Estas grandes transições econômicas deixam a todo mundo numa grande insegurança. Profissões estão desaparecendo. Gente que achou que trabalharia no mesmo ramo de pais e avós, de repente, vê aquela garantia desaparecer. Não há ideia do que será o futuro, sobram insegurança e incerteza. É um cenário tão difícil que o liberalismo não tem respostas imediatas para dar. A democracia liberal é mais frágil quando o mundo está em mudança rápida. Só os radicais têm respostas claras. No biênio imediatamente anterior à repentina ascensão de Mussolini, parecia que os comunistas fariam na Itália sua segunda revolução. Era uma greve após a outra, quase deu. Naquele cenário pós-guerra, com inúmeros veteranos desempregados na rua, Mussolini os reuniu, vestiu-os com camisas pretas, e saiu por ali impondo ordem na base do murro. Morreu muita gente nos embates entre fascistas e sindicalistas.

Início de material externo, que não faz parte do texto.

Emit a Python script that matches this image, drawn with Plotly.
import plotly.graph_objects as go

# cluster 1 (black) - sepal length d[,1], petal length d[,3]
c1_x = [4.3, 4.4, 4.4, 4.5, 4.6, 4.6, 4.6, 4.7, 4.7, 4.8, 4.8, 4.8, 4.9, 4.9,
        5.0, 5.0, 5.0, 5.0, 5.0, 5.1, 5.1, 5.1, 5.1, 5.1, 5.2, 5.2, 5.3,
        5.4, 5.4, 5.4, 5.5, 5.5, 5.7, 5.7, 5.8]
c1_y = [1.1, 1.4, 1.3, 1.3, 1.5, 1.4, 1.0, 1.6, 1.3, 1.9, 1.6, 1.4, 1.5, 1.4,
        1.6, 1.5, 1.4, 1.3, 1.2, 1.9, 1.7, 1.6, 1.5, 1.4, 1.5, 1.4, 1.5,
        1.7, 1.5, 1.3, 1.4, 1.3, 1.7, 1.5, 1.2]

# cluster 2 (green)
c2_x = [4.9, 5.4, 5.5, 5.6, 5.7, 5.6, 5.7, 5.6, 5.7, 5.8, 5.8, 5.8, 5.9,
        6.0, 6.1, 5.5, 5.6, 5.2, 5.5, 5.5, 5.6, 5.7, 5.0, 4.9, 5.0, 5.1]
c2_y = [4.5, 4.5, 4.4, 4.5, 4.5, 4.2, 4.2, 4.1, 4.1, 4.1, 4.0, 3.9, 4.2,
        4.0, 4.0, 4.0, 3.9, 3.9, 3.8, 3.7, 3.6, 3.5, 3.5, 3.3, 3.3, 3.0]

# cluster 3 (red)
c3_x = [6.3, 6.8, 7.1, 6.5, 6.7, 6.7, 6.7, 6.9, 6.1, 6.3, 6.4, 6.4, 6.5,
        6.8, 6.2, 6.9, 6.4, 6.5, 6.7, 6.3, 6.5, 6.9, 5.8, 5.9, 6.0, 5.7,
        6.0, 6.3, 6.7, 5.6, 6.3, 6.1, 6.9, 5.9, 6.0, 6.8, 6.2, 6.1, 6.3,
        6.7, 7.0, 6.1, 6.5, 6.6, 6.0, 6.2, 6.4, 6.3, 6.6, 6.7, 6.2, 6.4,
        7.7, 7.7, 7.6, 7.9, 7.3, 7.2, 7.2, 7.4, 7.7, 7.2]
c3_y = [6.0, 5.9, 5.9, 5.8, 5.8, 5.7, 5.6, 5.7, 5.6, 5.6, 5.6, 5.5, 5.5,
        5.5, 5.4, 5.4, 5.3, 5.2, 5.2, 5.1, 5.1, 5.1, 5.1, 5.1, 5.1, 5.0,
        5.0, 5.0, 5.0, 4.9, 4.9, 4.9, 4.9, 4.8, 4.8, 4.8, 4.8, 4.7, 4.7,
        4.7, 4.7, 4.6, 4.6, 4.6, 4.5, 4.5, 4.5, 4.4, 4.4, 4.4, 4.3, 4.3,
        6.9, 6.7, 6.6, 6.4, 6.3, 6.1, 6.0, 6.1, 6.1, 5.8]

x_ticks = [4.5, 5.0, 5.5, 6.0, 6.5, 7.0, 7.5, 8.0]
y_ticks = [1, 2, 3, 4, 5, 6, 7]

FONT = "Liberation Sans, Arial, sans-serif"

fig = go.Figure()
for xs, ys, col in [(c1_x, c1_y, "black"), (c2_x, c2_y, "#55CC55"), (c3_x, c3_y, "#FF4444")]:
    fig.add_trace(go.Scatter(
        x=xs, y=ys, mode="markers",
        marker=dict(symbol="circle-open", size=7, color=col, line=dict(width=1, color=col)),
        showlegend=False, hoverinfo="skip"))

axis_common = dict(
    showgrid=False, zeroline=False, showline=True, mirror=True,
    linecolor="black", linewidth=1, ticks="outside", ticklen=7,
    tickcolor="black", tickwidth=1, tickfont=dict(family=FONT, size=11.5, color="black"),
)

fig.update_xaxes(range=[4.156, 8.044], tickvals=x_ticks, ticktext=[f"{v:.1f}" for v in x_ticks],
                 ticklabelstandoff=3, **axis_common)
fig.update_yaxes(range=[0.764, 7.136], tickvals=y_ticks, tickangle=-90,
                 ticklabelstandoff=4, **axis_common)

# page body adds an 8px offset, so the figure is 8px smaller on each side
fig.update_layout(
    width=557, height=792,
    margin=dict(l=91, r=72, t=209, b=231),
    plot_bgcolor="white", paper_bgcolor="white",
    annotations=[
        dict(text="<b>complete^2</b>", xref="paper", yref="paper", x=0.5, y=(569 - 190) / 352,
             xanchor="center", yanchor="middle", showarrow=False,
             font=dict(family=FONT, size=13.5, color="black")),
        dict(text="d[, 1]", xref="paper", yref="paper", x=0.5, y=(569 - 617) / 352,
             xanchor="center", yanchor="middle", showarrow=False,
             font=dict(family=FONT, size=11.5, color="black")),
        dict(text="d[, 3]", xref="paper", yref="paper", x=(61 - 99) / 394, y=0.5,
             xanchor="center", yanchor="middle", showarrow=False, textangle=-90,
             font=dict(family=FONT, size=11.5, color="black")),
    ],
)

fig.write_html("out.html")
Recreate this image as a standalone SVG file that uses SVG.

E é isto que temos em comum com aquele tempo. Cá estamos na transição da economia industrial para a digital. Há muita gente que planejou um futuro e viu sua indústria desmoronar. Vai acontecer com mais pessoas – os sociólogos os vêm chamando de precariado. Como nos anos 1920, a democracia liberal não tem remédios rápidos ou mesmo claros. Não bastasse, mudanças demográficas e indústrias várias em crise fazem com que a previdência em todo o mundo tenha de ser reinventada.
Mas não temos um bando de veteranos de guerra desempregados e treinados para a batalha nas ruas. Tampouco temos sindicalistas que forçam greves para agravar a crise e forçar uma revolução. O fascismo não veio sozinho – com ele veio, também, o comunismo. Radicais e totalitários, ambos. Soluções demagógicas, com promessas fartas de utopias inalcançáveis. Desta feita, não parece que teremos nem um, nem outro. Talvez outras coisas.
Mas isto não muda um fato: nas mudanças econômicas profundas, a democracia liberal entra em crise e demagogos e radicais fazem a festa. O digital virou política, é causa e meio, e com ele não será diferente.